The Tyranny and the Comfort of Government Cheese (Bobbi Dempsey, TASTE)
I grew up in poverty. I grew up with my mother’s bounced check, a scarlet letter, taped to a wall behind the check-out at the Food King. I grew up washing out stains in the bathroom sink with hot water and a bar of soap, scrubbing until my knuckles bled, sharpening pencils with a steak knife, sucking on Kool-Aid and Country Time Lemonade off my licked wet fingers dipped into a sandwich bag. I want to tell these stories, these stories need to be told, these stories are my bones, and I’m so delighted that food outlets like TASTE are publishing them.

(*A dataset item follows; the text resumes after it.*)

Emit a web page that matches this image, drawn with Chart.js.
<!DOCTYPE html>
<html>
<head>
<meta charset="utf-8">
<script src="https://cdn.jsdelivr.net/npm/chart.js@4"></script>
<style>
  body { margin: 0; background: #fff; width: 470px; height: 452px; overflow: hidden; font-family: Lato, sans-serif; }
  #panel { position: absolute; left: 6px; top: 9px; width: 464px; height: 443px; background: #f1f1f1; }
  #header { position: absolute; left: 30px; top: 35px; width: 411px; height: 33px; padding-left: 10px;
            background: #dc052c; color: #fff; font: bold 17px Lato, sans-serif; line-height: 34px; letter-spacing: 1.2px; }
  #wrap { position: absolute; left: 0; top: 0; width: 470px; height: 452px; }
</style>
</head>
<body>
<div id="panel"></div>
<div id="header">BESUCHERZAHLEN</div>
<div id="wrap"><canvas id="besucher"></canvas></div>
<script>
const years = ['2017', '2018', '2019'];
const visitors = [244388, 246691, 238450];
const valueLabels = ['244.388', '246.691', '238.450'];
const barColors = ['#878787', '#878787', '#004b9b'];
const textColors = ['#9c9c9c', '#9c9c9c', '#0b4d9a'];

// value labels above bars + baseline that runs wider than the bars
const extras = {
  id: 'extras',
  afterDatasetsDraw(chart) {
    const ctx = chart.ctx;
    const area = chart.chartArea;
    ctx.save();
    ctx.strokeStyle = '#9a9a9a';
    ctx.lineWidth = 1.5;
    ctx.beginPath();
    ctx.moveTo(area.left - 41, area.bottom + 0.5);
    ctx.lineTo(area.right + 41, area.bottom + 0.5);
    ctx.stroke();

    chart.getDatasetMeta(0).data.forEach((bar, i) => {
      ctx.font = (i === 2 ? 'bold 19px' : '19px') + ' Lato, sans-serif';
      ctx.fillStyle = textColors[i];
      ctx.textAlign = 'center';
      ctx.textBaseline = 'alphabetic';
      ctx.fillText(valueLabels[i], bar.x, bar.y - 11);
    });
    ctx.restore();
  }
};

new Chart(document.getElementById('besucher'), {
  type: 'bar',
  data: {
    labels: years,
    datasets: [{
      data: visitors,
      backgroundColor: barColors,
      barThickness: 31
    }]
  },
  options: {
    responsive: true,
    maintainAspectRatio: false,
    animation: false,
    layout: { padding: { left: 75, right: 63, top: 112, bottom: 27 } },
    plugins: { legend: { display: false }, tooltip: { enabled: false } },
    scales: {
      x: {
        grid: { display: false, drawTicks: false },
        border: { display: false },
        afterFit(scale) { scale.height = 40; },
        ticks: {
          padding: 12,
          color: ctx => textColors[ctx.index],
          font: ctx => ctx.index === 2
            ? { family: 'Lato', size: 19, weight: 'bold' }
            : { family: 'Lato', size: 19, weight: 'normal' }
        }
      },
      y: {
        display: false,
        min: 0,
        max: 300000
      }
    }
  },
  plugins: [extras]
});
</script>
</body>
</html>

Dear Baby Witch (Sara Finnerty, r.kv.r.y.)
I read this wrapped in grief. We’d just unexpectedly had to put a magical dog down. And I was going through a phase of hating myself taking diet pills and checking my weight frequently. The idea of eating seemed too close to letting love in, and letting love in seemed like it was reserved for someone who was not me, and Sara Finnerty wrote this beautiful essay and came to my door bearing a platter of homemade Chicken Parmesan and very specific heating instructions, and reading about a young girl kneading gnocchi in the basement with her grandmother was just the reminder I needed to continue to reach for whatever neat thing might be around the corner.
Sara B. Franklin
Writer and professor of food studies at NYU based in Kingston, NY.
A Cajun Seasoned Boil for a Big Party (Samin Nosrat, The New York Times Magazine)

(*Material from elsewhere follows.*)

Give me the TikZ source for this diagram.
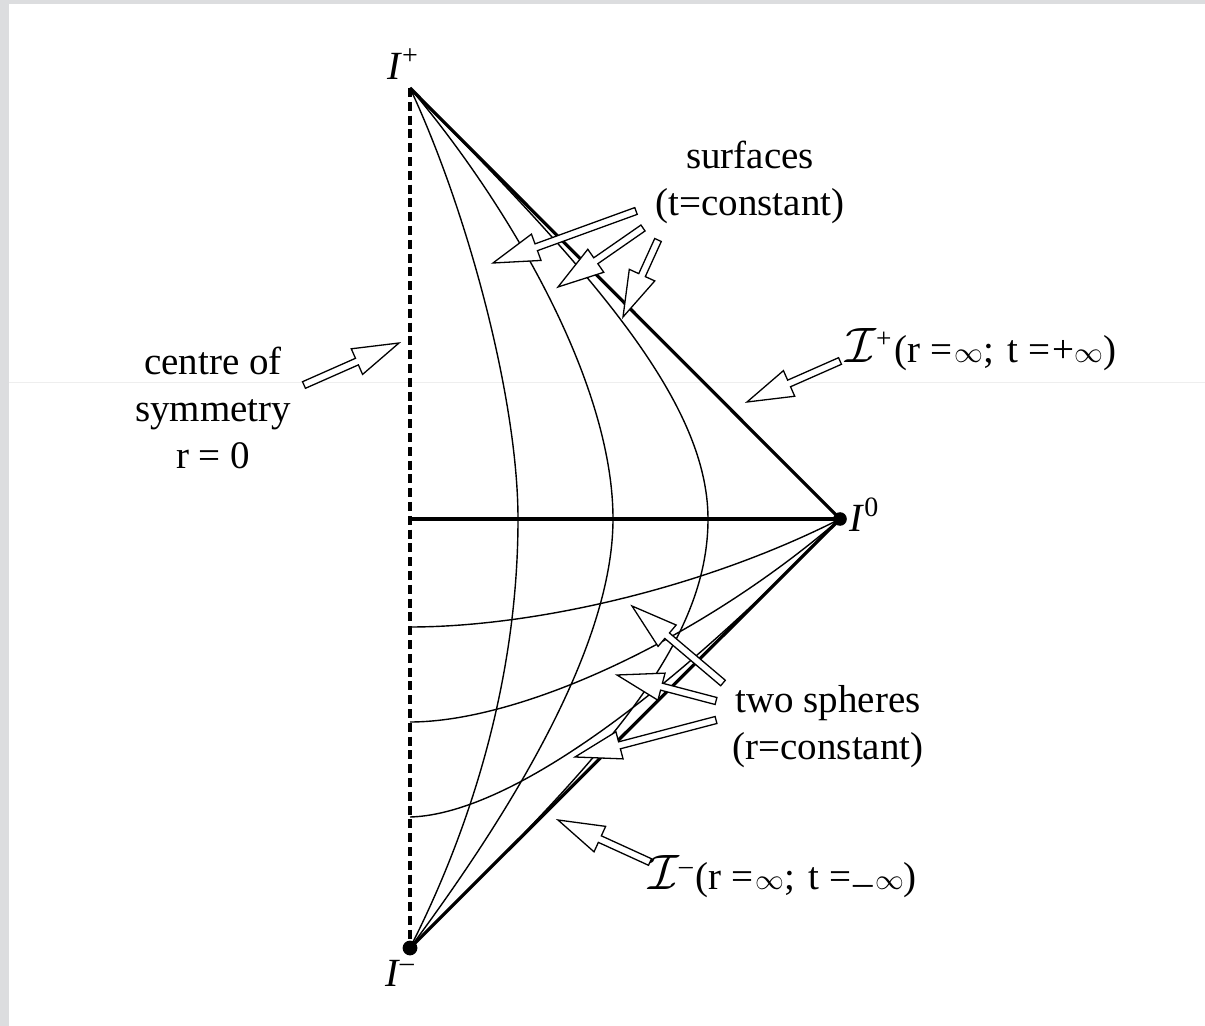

I love Samin Nosrat’s approach to writing, cooking, and life. Nosrat knows a lot —she is, after all, a bestselling cookbook author and a Netflix personality. But in her column for the Times, she approaches her subjects with great openness and genuine curiosity; you can tell she’s still hungry to learn. In an industry whose celebrities often distinguish themselves by asserting their status with obnoxious, meaningless language like “toothsome,” “mouthfeel,” and “unctuous,” Nosrat aims for approachability and humility. Nowhere is this better demonstrated than in her column about Mississippi River boat pilot-cum-home cook extraordinaire, Jared Austin. In just 1,000 short words, she captures Austin in his full humanity — as idiosyncratic, unique, and hospitable as his hometown of New Orleans. (I mean, “And yes, ‘bead’ is a verb.” Come on!) In this moment when we’re questioning all the characteristics traditionally associated with power and authority, Nosrat reminds us that humility is an asset, and for that, I’m thankful.
Longreads Editor, Essayist.
Hazardous Cravings (Alex McElroy, Tin House)
In a genre that includes celebrity chef profiles, best of lists, and Yelp reviews, personal essays like Alex McElroy’s prove how deep food stories can go. Growing up overweight, McElroy had a very American predicament: surrounded by food, he ate too much, and people made fun of him for it, and yet, as his weight made him a target of ridicule, his eventual dieting threatened them, and people both encouraged him to lose weight and pressured him to share in their gluttony. While working at a Dairy Queen, he became eating disordered and bulimic. In this powerful, intelligent, devilishly funny essay, McElroy calls dieting “a paradox of masculinity and emasculation.” By exploring his relationship with food and his own flesh, he shows how people mistake his large personal space for public space, and how he struggled to value what others, including himself, had mistreated for so long. It’s an incredible, memorable portrait of a journey in the land of too much food, constrictive gender norms, and body shaming, and it’s unusual to hear it told by a man. It’s also about identity: how our past selves cast an inescapable shadow over our future selves, despite who we become.